--- Begin Data ---

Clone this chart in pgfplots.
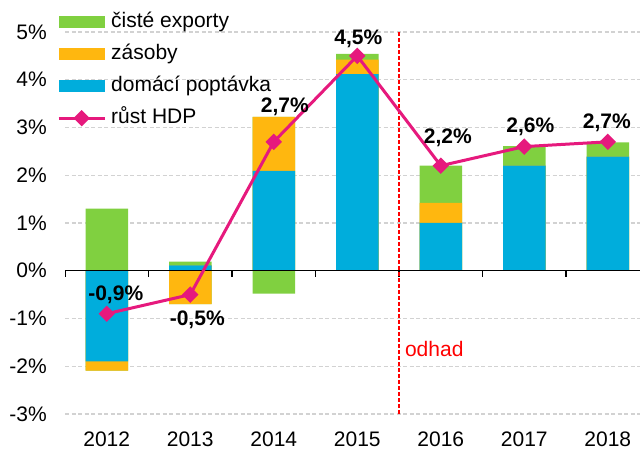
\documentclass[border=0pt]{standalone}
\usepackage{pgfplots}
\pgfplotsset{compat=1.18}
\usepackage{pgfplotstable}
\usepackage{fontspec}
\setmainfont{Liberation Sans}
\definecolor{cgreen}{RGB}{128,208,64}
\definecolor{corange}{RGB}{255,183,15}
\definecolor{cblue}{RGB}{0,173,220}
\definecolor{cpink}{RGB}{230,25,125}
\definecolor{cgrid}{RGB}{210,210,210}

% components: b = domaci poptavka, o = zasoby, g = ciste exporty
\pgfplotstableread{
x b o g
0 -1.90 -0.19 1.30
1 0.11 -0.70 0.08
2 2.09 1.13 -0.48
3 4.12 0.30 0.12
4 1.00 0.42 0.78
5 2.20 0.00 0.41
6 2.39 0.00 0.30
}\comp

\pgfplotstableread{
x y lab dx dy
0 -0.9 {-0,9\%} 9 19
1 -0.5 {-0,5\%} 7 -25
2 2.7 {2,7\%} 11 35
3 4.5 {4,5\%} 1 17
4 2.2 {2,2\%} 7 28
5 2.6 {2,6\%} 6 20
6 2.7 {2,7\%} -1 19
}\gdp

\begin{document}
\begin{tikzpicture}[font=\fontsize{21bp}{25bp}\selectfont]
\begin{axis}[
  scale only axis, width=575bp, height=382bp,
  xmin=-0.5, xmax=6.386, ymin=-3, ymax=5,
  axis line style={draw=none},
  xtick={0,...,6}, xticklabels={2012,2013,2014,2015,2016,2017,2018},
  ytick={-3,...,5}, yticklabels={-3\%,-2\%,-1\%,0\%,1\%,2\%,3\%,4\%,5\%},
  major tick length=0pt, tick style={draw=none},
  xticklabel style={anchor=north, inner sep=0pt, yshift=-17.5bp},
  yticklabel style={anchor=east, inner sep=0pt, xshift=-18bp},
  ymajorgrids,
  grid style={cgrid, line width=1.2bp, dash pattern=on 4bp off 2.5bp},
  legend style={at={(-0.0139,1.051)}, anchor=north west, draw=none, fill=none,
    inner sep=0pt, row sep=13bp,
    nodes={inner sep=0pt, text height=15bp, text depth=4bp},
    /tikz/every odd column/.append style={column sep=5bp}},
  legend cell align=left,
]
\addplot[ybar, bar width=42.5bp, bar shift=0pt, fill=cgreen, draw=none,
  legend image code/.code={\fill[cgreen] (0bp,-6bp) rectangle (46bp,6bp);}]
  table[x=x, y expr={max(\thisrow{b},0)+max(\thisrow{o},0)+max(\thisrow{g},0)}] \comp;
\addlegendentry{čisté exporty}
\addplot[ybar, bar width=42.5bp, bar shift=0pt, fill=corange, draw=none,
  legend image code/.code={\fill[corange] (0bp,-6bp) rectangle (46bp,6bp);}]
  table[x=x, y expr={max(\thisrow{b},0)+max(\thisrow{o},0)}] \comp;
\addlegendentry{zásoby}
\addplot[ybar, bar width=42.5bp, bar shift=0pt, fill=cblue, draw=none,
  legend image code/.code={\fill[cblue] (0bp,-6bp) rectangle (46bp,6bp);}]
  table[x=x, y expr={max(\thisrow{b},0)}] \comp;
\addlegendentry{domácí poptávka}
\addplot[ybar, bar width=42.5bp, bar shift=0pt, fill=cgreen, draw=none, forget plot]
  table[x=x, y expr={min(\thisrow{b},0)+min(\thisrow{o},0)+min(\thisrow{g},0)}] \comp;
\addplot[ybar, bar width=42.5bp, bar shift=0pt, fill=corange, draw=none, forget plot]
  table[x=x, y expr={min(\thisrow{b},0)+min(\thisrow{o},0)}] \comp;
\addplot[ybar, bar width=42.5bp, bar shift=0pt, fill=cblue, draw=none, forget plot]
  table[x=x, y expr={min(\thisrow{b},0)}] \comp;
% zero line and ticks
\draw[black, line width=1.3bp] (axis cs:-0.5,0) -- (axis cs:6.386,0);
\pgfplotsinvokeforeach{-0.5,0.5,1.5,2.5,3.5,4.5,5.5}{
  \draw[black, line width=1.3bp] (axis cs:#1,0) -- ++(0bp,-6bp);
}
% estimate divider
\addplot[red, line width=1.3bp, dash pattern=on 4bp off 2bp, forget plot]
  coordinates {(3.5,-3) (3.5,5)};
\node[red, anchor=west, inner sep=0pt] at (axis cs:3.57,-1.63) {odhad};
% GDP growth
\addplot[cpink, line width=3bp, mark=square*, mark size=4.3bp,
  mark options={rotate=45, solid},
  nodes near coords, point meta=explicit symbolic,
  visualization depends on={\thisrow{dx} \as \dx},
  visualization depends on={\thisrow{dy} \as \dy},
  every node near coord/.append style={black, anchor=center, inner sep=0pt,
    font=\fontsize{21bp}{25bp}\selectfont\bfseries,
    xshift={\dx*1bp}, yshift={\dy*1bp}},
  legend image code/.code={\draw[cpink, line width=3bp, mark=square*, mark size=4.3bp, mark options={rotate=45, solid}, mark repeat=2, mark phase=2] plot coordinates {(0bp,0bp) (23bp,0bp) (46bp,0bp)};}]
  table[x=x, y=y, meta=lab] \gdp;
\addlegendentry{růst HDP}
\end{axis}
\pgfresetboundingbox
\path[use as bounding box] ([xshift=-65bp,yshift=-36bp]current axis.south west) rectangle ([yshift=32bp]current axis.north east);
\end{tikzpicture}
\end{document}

--- End Data ---

Task statement
Return each line of the data, keeping its wording exact and omitting pictures.

Problem solution
Clone this chart in pgfplots.
\documentclass[border=0pt]{standalone}
\usepackage{pgfplots}
\pgfplotsset{compat=1.18}
\usepackage{pgfplotstable}
\usepackage{fontspec}
\setmainfont{Liberation Sans}
\definecolor{cgreen}{RGB}{128,208,64}
\definecolor{corange}{RGB}{255,183,15}
\definecolor{cblue}{RGB}{0,173,220}
\definecolor{cpink}{RGB}{230,25,125}
\definecolor{cgrid}{RGB}{210,210,210}

% components: b = domaci poptavka, o = zasoby, g = ciste exporty
\pgfplotstableread{
x b o g
0 -1.90 -0.19 1.30
1 0.11 -0.70 0.08
2 2.09 1.13 -0.48
3 4.12 0.30 0.12
4 1.00 0.42 0.78
5 2.20 0.00 0.41
6 2.39 0.00 0.30
}\comp

\pgfplotstableread{
x y lab dx dy
0 -0.9 {-0,9\%} 9 19
1 -0.5 {-0,5\%} 7 -25
2 2.7 {2,7\%} 11 35
3 4.5 {4,5\%} 1 17
4 2.2 {2,2\%} 7 28
5 2.6 {2,6\%} 6 20
6 2.7 {2,7\%} -1 19
}\gdp

\begin{document}
\begin{tikzpicture}[font=\fontsize{21bp}{25bp}\selectfont]
\begin{axis}[
  scale only axis, width=575bp, height=382bp,
  xmin=-0.5, xmax=6.386, ymin=-3, ymax=5,
  axis line style={draw=none},
  xtick={0,...,6}, xticklabels={2012,2013,2014,2015,2016,2017,2018},
  ytick={-3,...,5}, yticklabels={-3\%,-2\%,-1\%,0\%,1\%,2\%,3\%,4\%,5\%},
  major tick length=0pt, tick style={draw=none},
  xticklabel style={anchor=north, inner sep=0pt, yshift=-17.5bp},
  yticklabel style={anchor=east, inner sep=0pt, xshift=-18bp},
  ymajorgrids,
  grid style={cgrid, line width=1.2bp, dash pattern=on 4bp off 2.5bp},
  legend style={at={(-0.0139,1.051)}, anchor=north west, draw=none, fill=none,
    inner sep=0pt, row sep=13bp,
    nodes={inner sep=0pt, text height=15bp, text depth=4bp},
    /tikz/every odd column/.append style={column sep=5bp}},
  legend cell align=left,
]
\addplot[ybar, bar width=42.5bp, bar shift=0pt, fill=cgreen, draw=none,
  legend image code/.code={\fill[cgreen] (0bp,-6bp) rectangle (46bp,6bp);}]
  table[x=x, y expr={max(\thisrow{b},0)+max(\thisrow{o},0)+max(\thisrow{g},0)}] \comp;
\addlegendentry{čisté exporty}
\addplot[ybar, bar width=42.5bp, bar shift=0pt, fill=corange, draw=none,
  legend image code/.code={\fill[corange] (0bp,-6bp) rectangle (46bp,6bp);}]
  table[x=x, y expr={max(\thisrow{b},0)+max(\thisrow{o},0)}] \comp;
\addlegendentry{zásoby}
\addplot[ybar, bar width=42.5bp, bar shift=0pt, fill=cblue, draw=none,
  legend image code/.code={\fill[cblue] (0bp,-6bp) rectangle (46bp,6bp);}]
  table[x=x, y expr={max(\thisrow{b},0)}] \comp;
\addlegendentry{domácí poptávka}
\addplot[ybar, bar width=42.5bp, bar shift=0pt, fill=cgreen, draw=none, forget plot]
  table[x=x, y expr={min(\thisrow{b},0)+min(\thisrow{o},0)+min(\thisrow{g},0)}] \comp;
\addplot[ybar, bar width=42.5bp, bar shift=0pt, fill=corange, draw=none, forget plot]
  table[x=x, y expr={min(\thisrow{b},0)+min(\thisrow{o},0)}] \comp;
\addplot[ybar, bar width=42.5bp, bar shift=0pt, fill=cblue, draw=none, forget plot]
  table[x=x, y expr={min(\thisrow{b},0)}] \comp;
% zero line and ticks
\draw[black, line width=1.3bp] (axis cs:-0.5,0) -- (axis cs:6.386,0);
\pgfplotsinvokeforeach{-0.5,0.5,1.5,2.5,3.5,4.5,5.5}{
  \draw[black, line width=1.3bp] (axis cs:#1,0) -- ++(0bp,-6bp);
}
% estimate divider
\addplot[red, line width=1.3bp, dash pattern=on 4bp off 2bp, forget plot]
  coordinates {(3.5,-3) (3.5,5)};
\node[red, anchor=west, inner sep=0pt] at (axis cs:3.57,-1.63) {odhad};
% GDP growth
\addplot[cpink, line width=3bp, mark=square*, mark size=4.3bp,
  mark options={rotate=45, solid},
  nodes near coords, point meta=explicit symbolic,
  visualization depends on={\thisrow{dx} \as \dx},
  visualization depends on={\thisrow{dy} \as \dy},
  every node near coord/.append style={black, anchor=center, inner sep=0pt,
    font=\fontsize{21bp}{25bp}\selectfont\bfseries,
    xshift={\dx*1bp}, yshift={\dy*1bp}},
  legend image code/.code={\draw[cpink, line width=3bp, mark=square*, mark size=4.3bp, mark options={rotate=45, solid}, mark repeat=2, mark phase=2] plot coordinates {(0bp,0bp) (23bp,0bp) (46bp,0bp)};}]
  table[x=x, y=y, meta=lab] \gdp;
\addlegendentry{růst HDP}
\end{axis}
\pgfresetboundingbox
\path[use as bounding box] ([xshift=-65bp,yshift=-36bp]current axis.south west) rectangle ([yshift=32bp]current axis.north east);
\end{tikzpicture}
\end{document}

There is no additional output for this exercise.